Maize infection assays

Maize seedling rot pathogenicity assay was performed on 2-week old maize inbred lines B73 seedlings as previously described²⁵ with minor modifications. Briefly, spore suspensions in YEPD broth along with YEPD control were inoculated on maize B73 mesocotyls. Plant mesocotyls were first slightly wounded by a syringe needle about 3 cm above the soil. A 5-μl spore suspension (1 × 10⁸/ml) was applied to the wound site. The seedlings were immediately covered with a plastic cover to create a high moisture environment suitable for infection and colonization. The seedlings were collected and analyzed after a 2-week growth period in the dark room. At least three biological and three technical replicates were performed for each fungal strain.

Expression analysis of subnetwork member genes linked to predicted hub genes

Total RNA extractions were conducted by using RNeasy plant mini kit (Qiagen) according to manufacturer’s specifications and was quantified by Nanodrop.
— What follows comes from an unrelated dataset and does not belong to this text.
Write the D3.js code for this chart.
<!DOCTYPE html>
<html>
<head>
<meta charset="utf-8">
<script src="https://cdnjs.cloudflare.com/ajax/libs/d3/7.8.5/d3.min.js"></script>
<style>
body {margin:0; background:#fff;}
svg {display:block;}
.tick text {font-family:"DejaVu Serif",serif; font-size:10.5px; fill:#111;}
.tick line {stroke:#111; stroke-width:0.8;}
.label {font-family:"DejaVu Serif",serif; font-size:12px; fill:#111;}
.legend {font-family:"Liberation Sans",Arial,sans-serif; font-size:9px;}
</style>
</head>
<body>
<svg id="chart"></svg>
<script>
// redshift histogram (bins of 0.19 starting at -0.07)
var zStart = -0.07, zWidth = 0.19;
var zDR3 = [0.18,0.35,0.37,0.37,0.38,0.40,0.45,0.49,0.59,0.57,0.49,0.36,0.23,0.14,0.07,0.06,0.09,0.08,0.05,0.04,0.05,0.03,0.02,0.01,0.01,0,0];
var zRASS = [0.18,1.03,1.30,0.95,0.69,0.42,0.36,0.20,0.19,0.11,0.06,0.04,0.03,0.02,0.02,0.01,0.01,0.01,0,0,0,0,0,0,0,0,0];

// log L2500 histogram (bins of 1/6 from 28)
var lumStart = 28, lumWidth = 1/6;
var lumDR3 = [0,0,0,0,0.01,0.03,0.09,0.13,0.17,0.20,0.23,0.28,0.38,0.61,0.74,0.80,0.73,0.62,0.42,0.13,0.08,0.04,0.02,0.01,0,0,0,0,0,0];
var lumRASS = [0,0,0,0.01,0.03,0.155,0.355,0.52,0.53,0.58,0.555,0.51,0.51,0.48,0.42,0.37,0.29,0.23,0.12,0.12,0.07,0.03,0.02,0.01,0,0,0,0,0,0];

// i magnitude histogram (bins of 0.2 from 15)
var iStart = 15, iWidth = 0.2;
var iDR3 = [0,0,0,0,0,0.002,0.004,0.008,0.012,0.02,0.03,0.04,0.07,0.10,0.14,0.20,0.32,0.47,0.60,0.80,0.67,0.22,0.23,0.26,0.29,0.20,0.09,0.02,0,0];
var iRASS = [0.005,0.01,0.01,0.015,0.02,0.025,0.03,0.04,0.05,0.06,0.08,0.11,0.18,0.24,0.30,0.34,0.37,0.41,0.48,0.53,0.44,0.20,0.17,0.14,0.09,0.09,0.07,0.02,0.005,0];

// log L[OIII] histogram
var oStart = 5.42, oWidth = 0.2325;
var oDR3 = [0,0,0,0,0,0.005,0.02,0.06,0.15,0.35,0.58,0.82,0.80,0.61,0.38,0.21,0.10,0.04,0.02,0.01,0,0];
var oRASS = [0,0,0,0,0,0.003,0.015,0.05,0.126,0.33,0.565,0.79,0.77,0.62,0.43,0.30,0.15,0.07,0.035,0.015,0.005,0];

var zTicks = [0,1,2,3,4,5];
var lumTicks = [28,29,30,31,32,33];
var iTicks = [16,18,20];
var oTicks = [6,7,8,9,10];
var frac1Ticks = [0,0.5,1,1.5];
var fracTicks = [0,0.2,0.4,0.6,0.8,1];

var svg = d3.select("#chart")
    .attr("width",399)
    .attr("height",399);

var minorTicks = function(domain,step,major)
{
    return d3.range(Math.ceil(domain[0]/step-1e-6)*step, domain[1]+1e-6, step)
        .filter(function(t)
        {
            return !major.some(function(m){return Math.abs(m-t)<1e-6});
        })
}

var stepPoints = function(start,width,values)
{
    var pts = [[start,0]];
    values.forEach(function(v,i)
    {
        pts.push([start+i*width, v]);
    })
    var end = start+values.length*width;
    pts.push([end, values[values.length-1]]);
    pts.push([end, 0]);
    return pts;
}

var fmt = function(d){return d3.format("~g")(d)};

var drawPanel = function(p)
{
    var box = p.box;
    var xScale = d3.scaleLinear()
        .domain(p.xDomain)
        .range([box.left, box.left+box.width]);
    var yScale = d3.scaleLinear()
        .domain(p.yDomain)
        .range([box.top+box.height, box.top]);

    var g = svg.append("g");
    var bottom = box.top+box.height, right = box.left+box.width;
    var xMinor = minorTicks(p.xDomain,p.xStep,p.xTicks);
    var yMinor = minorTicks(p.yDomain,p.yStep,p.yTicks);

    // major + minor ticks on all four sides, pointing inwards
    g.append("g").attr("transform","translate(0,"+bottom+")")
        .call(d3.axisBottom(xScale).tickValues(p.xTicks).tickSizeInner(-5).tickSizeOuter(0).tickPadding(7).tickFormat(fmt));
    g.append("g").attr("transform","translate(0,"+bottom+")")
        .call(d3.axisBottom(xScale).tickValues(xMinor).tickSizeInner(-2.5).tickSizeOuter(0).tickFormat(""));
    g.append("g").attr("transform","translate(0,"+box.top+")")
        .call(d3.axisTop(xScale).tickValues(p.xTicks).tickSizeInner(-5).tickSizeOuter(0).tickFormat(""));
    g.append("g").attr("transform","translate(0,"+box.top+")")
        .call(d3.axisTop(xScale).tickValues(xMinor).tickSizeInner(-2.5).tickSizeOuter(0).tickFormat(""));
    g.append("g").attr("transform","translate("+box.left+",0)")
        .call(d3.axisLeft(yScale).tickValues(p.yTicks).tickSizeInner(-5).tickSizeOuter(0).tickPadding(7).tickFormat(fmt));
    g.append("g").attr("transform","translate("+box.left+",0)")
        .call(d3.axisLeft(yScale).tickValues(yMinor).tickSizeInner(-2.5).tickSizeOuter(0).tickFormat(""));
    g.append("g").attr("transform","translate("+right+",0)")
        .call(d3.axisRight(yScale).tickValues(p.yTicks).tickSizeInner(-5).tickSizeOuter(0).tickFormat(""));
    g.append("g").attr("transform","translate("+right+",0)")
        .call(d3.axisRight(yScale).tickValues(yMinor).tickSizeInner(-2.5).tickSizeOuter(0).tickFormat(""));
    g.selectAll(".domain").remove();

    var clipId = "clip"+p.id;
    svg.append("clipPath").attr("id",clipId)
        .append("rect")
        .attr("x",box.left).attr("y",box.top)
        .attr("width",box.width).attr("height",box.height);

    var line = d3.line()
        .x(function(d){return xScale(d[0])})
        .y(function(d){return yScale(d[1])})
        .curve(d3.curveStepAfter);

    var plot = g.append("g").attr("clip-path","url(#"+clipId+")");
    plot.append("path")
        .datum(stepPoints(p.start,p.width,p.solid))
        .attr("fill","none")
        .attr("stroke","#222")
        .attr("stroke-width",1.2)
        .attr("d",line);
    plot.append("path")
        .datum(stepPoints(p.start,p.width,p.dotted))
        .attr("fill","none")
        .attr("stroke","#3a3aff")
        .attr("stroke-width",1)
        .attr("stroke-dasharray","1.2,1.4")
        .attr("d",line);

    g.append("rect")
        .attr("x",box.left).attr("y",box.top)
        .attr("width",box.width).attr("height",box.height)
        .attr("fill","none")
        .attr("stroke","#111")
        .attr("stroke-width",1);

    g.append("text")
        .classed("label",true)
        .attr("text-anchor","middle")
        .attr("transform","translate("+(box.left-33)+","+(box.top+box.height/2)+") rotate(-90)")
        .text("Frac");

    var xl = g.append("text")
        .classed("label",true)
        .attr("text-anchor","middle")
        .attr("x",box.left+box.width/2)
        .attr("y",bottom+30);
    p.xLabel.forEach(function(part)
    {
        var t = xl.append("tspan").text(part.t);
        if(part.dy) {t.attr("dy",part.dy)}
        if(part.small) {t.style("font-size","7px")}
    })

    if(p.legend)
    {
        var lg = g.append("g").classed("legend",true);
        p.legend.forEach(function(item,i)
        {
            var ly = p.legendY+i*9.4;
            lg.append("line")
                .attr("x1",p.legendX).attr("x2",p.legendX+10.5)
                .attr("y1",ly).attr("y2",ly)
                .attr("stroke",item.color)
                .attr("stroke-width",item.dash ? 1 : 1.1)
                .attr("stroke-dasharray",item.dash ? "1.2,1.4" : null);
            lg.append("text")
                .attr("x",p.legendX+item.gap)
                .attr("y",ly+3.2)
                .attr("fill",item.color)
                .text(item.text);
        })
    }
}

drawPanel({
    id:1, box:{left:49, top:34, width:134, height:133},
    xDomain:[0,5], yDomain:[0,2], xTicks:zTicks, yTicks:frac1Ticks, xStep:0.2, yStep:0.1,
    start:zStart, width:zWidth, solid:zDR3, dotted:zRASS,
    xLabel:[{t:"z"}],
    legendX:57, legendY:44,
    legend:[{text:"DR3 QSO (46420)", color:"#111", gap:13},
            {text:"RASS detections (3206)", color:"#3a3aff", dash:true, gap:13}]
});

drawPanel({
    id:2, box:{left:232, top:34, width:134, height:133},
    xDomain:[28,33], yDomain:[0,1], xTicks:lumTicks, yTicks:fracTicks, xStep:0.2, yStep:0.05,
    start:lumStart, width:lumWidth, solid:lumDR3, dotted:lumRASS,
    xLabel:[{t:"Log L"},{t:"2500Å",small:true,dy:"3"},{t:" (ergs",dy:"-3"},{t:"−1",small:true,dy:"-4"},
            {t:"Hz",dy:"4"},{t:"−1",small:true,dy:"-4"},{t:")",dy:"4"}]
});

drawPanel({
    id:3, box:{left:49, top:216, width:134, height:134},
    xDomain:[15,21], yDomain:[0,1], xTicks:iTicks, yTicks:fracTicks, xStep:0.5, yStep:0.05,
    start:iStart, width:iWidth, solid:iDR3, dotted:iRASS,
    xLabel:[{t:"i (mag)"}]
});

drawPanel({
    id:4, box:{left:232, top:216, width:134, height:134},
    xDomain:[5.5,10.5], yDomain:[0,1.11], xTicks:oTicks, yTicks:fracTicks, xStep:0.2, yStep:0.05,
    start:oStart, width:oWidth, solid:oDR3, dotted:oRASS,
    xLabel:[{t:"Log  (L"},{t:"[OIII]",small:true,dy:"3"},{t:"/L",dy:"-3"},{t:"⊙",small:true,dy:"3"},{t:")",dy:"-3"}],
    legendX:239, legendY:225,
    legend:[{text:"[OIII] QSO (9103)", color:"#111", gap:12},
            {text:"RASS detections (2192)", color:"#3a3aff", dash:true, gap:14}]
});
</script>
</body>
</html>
RNA was converted into cDNA using the Verso cDNA synthesis kit (Thermo Fisher Scientific, Waltham, MA) following the manufacturer’s protocol. qRT-PCR analyses were performed using the SYBR Green Dynamo Color Flash qPCR kit (Thermo Fisher Scientific) on an Applied Biosystems 7500 Real-Time PCR system. The F. verticillioides β-tubulin gene (TUB-2) was used as the endogenous calibrator. The amplification data analysis was done according to the manufacturer’s protocol.
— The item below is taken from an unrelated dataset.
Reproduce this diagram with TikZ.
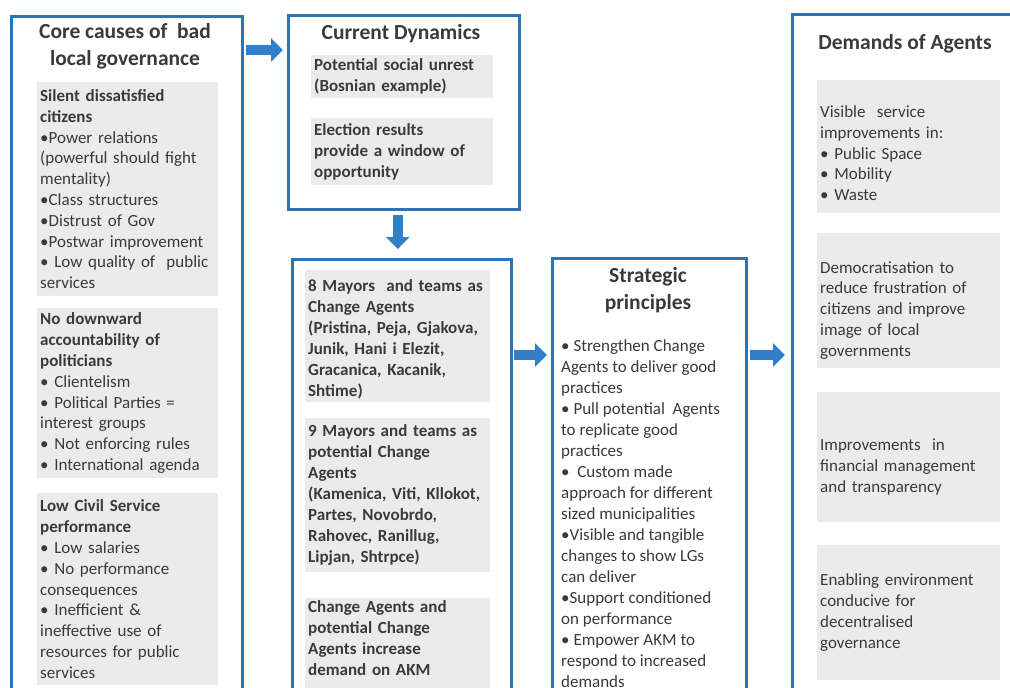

Identification of potential maize defense subnetwork module

We followed our previous analysis strategy²⁷ to identify potential subnetwork modules associated with maize stalk defense response against F. verticillioides virulence genes. We began searching for maize modules possibly responsible for its defense mechanism through cointegration-correlation-expression analysis: i) Cointegration was applied to track an interrelationship of expression levels between maize and F. verticillioides over all replicates. We applied the Engle-Granger correlation method to measure single cointegrating relations and p-value < = 0.05 was used to identify candidate maize genes that appear to have significant association with the identified F. verticillioides pathogenicity-associated genes, ii) correlation was utilized to trace patterns of expression levels between maize and F. verticillioides over all replicates. We used Pearson’s correlation coefficients to estimate their linear relationship and condensed maize genes into candidates whose expression patterns are highly correlated with that of F. verticillioides pathogenicity-associated genes (i.e., p-value < = 0.005), iii) We considered expression levels of maize genes over replicates and filtered out insignificantly expressed maize genes (i.e., maize genes whose mean expression levels were in the bottom 20% or not expressed in at least one replicate). We adjusted p-values of the cointegration-correlation-expression approach to have 50% of candidate maize genes predicted from a given F. verticillioides pathogenicity-associated gene were also among the candidates inferred from other given F. verticillioides gene. Based on the maize genes narrowed down through the cointegration-correlation-expression analysis, we identified subnetwork modules associated with maize defense response using our network-based comparative analysis approach.

Availability of Materials and Data

The datasets generated during and/or analyzed during the current study are publicly available at NCBI Sequence Read Archive (SRA) database (record# GSE108365).